[EXERCISE DESCRIPTION]
Using the data below, copy each line that includes the word "chart".

[SOURCE MATERIAL]

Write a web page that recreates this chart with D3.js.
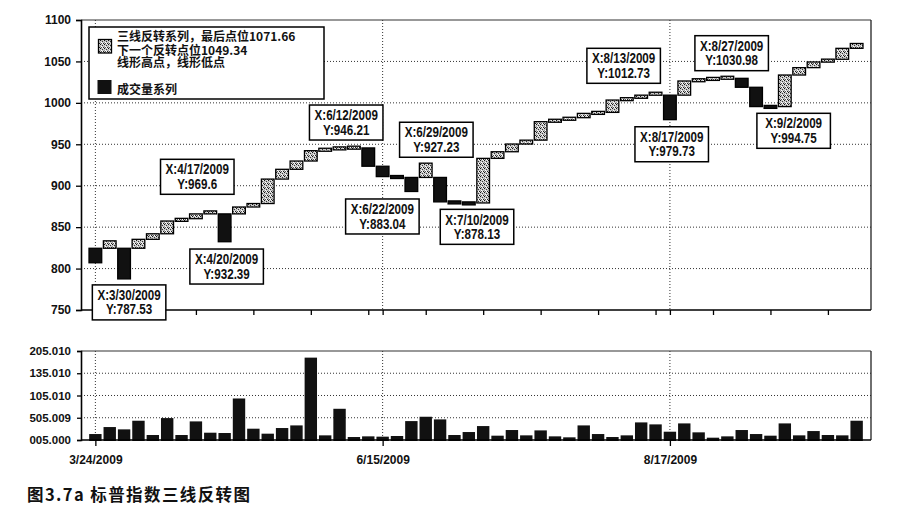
<!DOCTYPE html>
<html><head><meta charset="utf-8">
<script src="https://cdn.jsdelivr.net/npm/d3@7"></script>
<style>body{margin:0;background:#fff}svg{display:block}</style>
</head><body>
<svg id="c" width="899" height="511"></svg>
<script>
// ---------- data ----------
const lines = d3.range(54); // three-line-break line numbers (categories)
const opens = [824.5,824.5,824.5,824.5,835.3,842,857.4,860.2,866,866,
  866,874.3,878.5,908,919.8,929.8,942.3,944.5,945.6,945.6,
  923.5,911,910,910,910,880.5,879.2,879.2,933,941,
  950.3,955,977.3,979.5,982.1,987.3,988.5,1003.4,1005.5,1009.3,
  1009.3,1009.3,1026.4,1028.2,1029.6,1029.6,1018.8,995.5,995.5,1033.6,
  1042.5,1049.34,1052.6,1065.8];
const closes = [807,833.5,787.53,835.3,842,857.4,860.2,866,869.6,832.39,
  874.3,878.5,908,919.8,929.8,942.3,944.5,945.6,946.21,923.5,
  911,910,893.04,927.23,880.5,879.2,878.13,933,941,950.3,
  955,977.3,979.5,982.1,987.3,988.5,1003.4,1005.5,1009.3,1012.73,
  979.73,1026.4,1028.2,1029.6,1030.98,1018.8,995.5,994.75,1033.6,1042.5,
  1049.34,1052.6,1065.8,1071.66];
const volume = [18400,34100,28900,48300,16200,54250,16200,46800,21400,20700,
  98300,30400,19200,31900,37800,190100,15450,75150,11700,13200,
  12500,14000,47500,57250,51300,16200,22900,36300,14700,27400,
  15450,26600,13200,11000,37800,18400,11700,15450,44550,40100,
  23650,42300,22200,10200,13200,27400,18400,14700,42300,15450,
  25100,16200,15450,48300];
const priceTicks = [750,800,850,900,950,1000,1050,1100];
const volTickValues = [5000,55009,105010,155010,205010];
const volTickLabels = ['005.000','505.009','105.010','135.010','205.010'];
const dateTickIdx = [0,20,40];
const dateTickLabels = ['3/24/2009','6/15/2009','8/17/2009'];
const minorTickIdx = [0,3,7,11,15,19,20,23,27,31,35,39,40,43,47,51];
const calloutIdx = [2,8,9,18,22,23,26,39,40,44,47];
const calloutDates = ['3/30/2009','4/17/2009','4/20/2009','6/12/2009','6/22/2009','6/29/2009','7/10/2009','8/13/2009','8/17/2009','8/27/2009','9/2/2009'];
const calloutTexts = ['787.53','969.6','932.39','946.21','883.04','927.23','878.13','1012.73','979.73','1030.98','994.75'];
const legendLines = ['三线反转系列，最后点位1071.66','下一个反转点位1049.34','线形高点，线形低点'];
const legendVolume = '成交量系列';
const caption = '图3.7a 标普指数三线反转图';

// ---------- layout (not data) ----------
const calloutPlace = [[5,6],[-13,-16.6],[2,7.3],[-7.7,-7.4],[-29,7.5],[10.6,-5.9],[8.2,5.5],[-31.9,-9],[1.8,7.1],[4.3,-6.5],[23.2,6.1]];
const L = 81, R = 871;
const main = {top:20, bottom:310};
const vol = {top:351, bottom:440};

const svg = d3.select('#c');
const defs = svg.append('defs');
const pat = defs.append('pattern').attr('id','hatch').attr('patternUnits','userSpaceOnUse')
  .attr('width',4).attr('height',4);
pat.append('rect').attr('width',4).attr('height',4).attr('fill','#c8c8c8');
[[0,0,'#111'],[2,1,'#333'],[1,2,'#fff'],[3,3,'#222'],[3,0,'#eee'],[1,3,'#555'],[0,2,'#999'],[2,3,'#fff']].forEach(p=>
  pat.append('rect').attr('x',p[0]).attr('y',p[1]).attr('width',1).attr('height',1).attr('fill',p[2]));

const x = d3.scalePoint().domain(lines).range([L,R]).padding(1);
const y = d3.scaleLinear().domain([750,1100]).range([main.bottom, main.top]);
const yv = d3.scaleLinear().domain([5000,205010]).range([vol.bottom, vol.top]);

const SANS = '"Liberation Sans",Arial,sans-serif';
const CJK = '"Noto Sans CJK SC","Liberation Sans",sans-serif';

const dotted = g => g.attr('stroke','#333').attr('stroke-width',1).attr('stroke-dasharray','1,2').attr('fill','none');
const narrow = (sel, k) => sel.each(function(){ const w=this.getComputedTextLength(); d3.select(this).attr('textLength',w*k).attr('lengthAdjust','spacingAndGlyphs'); });

// ---------- main chart ----------
const gm = svg.append('g');
gm.append('g').selectAll('line').data(priceTicks.filter(v=>v>750 && v<1100)).join('line')
  .attr('x1',L).attr('x2',R).attr('y1',d=>y(d)).attr('y2',d=>y(d)).call(dotted);
gm.append('g').selectAll('line').data(dateTickIdx).join('line')
  .attr('x1',d=>x(d)).attr('x2',d=>x(d)).attr('y1',main.top).attr('y2',main.bottom).call(dotted);

const bw = 12.7;
gm.append('g').selectAll('rect').data(lines).join('rect')
  .attr('x',i=>x(i)-bw/2)
  .attr('y',i=>{const t=y(Math.max(opens[i],closes[i])), b=y(Math.min(opens[i],closes[i])); return b-t<3 ? (t+b)/2-1.5 : t;})
  .attr('width',bw)
  .attr('height',i=>Math.max(3, Math.abs(y(opens[i])-y(closes[i]))))
  .attr('fill',i=>closes[i]>opens[i] ? 'url(#hatch)' : '#111')
  .attr('stroke','#000').attr('stroke-width',1.3);

// axes / frame
gm.append('line').attr('x1',L).attr('x2',R).attr('y1',main.top).attr('y2',main.top).attr('stroke','#333').attr('stroke-width',1.2);
gm.append('line').attr('x1',R).attr('x2',R).attr('y1',main.top).attr('y2',main.bottom).attr('stroke','#222').attr('stroke-width',1.3);
const yAxis = gm.append('g').attr('transform',`translate(${L},0)`)
  .call(d3.axisLeft(y).tickValues(priceTicks).tickSize(5).tickPadding(5).tickFormat(d3.format('d')));
yAxis.select('.domain').attr('stroke','#000').attr('stroke-width',1.6);
yAxis.selectAll('.tick line').attr('stroke','#000').attr('stroke-width',1.3);
yAxis.selectAll('text').attr('font-family',SANS).attr('font-weight','bold').attr('font-size',12).attr('fill','#111');
const xAxis = gm.append('g').attr('transform',`translate(0,${main.bottom})`)
  .call(d3.axisBottom(x).tickValues(minorTickIdx).tickSize(5).tickFormat(''));
xAxis.select('.domain').attr('stroke','#000').attr('stroke-width',1.6).attr('d',`M${L},0H${R}`);
xAxis.selectAll('.tick line').attr('stroke','#000').attr('stroke-width',1.3);

// legend
const lg = gm.append('g');
lg.append('rect').attr('x',89).attr('y',27).attr('width',235).attr('height',72)
  .attr('fill','#fff').attr('stroke','#000').attr('stroke-width',1.5);
lg.append('rect').attr('x',98.5).attr('y',39.5).attr('width',13).attr('height',13.5)
  .attr('fill','url(#hatch)').attr('stroke','#000').attr('stroke-width',1.3);
lg.append('rect').attr('x',97.5).attr('y',80).attr('width',14).attr('height',14).attr('fill','#111');
lg.selectAll('text.l').data(legendLines).join('text').attr('class','l')
  .attr('x',117).attr('y',(d,i)=>[40.8,54.5,67][i]).text(d=>d)
  .attr('font-family',CJK).attr('font-weight','bold').attr('font-size',12).attr('fill','#111');
lg.append('text').attr('x',117).attr('y',93.5).text(legendVolume)
  .attr('font-family',CJK).attr('font-weight','bold').attr('font-size',12).attr('fill','#111');

// callouts
const cw = 73.5, ch = 35;
const cg = gm.append('g').selectAll('g').data(calloutIdx).join('g')
  .attr('transform',(d,k)=>{
    const [dx,gap] = calloutPlace[k];
    const py = y(closes[d]);
    const top = gap>0 ? py+gap : py+gap-ch;
    return `translate(${x(d)+dx-cw/2},${top})`;
  });
cg.append('rect').attr('width',cw).attr('height',ch).attr('fill','#fff').attr('stroke','#000').attr('stroke-width',1.5);
cg.append('text').attr('x',cw/2).attr('y',15.2).attr('text-anchor','middle').text((d,k)=>'X:'+calloutDates[k])
  .attr('font-family',SANS).attr('font-weight','bold').attr('font-size',14).attr('fill','#111').call(narrow,0.83);
cg.append('text').attr('x',cw/2).attr('y',29.6).attr('text-anchor','middle').text((d,k)=>'Y:'+calloutTexts[k])
  .attr('font-family',SANS).attr('font-weight','bold').attr('font-size',14).attr('fill','#111').call(narrow,0.83);

// ---------- volume chart ----------
const gv = svg.append('g');
gv.append('g').selectAll('line').data(volTickValues.slice(1,4)).join('line')
  .attr('x1',L).attr('x2',R).attr('y1',d=>yv(d)).attr('y2',d=>yv(d)).call(dotted);
gv.append('g').selectAll('line').data(dateTickIdx).join('line')
  .attr('x1',d=>x(d)).attr('x2',d=>x(d)).attr('y1',vol.top).attr('y2',vol.bottom).call(dotted);
const vbw = 12.4;
gv.append('g').selectAll('rect').data(lines).join('rect')
  .attr('x',i=>x(i)-vbw/2).attr('y',i=>yv(volume[i])).attr('width',vbw)
  .attr('height',i=>vol.bottom-yv(volume[i])+1).attr('fill','#111');
gv.append('line').attr('x1',L).attr('x2',R).attr('y1',vol.top).attr('y2',vol.top).attr('stroke','#333').attr('stroke-width',1.2);
gv.append('line').attr('x1',R).attr('x2',R).attr('y1',vol.top).attr('y2',vol.bottom).attr('stroke','#222').attr('stroke-width',1.3);
const vAxis = gv.append('g').attr('transform',`translate(${L},0)`)
  .call(d3.axisLeft(yv).tickValues(volTickValues).tickSize(4).tickPadding(6).tickFormat((d,i)=>volTickLabels[i]));
vAxis.select('.domain').attr('stroke','#000').attr('stroke-width',1.6);
vAxis.selectAll('.tick line').attr('stroke','#000').attr('stroke-width',1.3);
vAxis.selectAll('text').attr('font-family',SANS).attr('font-weight','bold').attr('font-size',11.5).attr('fill','#111');
const dAxis = gv.append('g').attr('transform',`translate(0,${vol.bottom})`)
  .call(d3.axisBottom(x).tickValues(dateTickIdx).tickSize(6).tickPadding(9).tickFormat((d,i)=>dateTickLabels[i]));
dAxis.select('.domain').attr('stroke','#000').attr('stroke-width',1.6).attr('d',`M${L},0H${R}`);
dAxis.selectAll('.tick line').attr('stroke','#000').attr('stroke-width',1.3);
dAxis.selectAll('text').attr('font-family',SANS).attr('font-weight','bold').attr('font-size',12).attr('fill','#111');

// caption
svg.append('text').attr('x',27).attr('y',501).text(caption)
  .attr('font-family',CJK).attr('font-weight','bold').attr('font-size',16.5).attr('fill','#111')
  .attr('textLength',223).attr('lengthAdjust','spacing');
</script>
</body></html>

[EXPECTED ANSWER]
Write a web page that recreates this chart with D3.js.
// ---------- main chart ----------
// ---------- volume chart ----------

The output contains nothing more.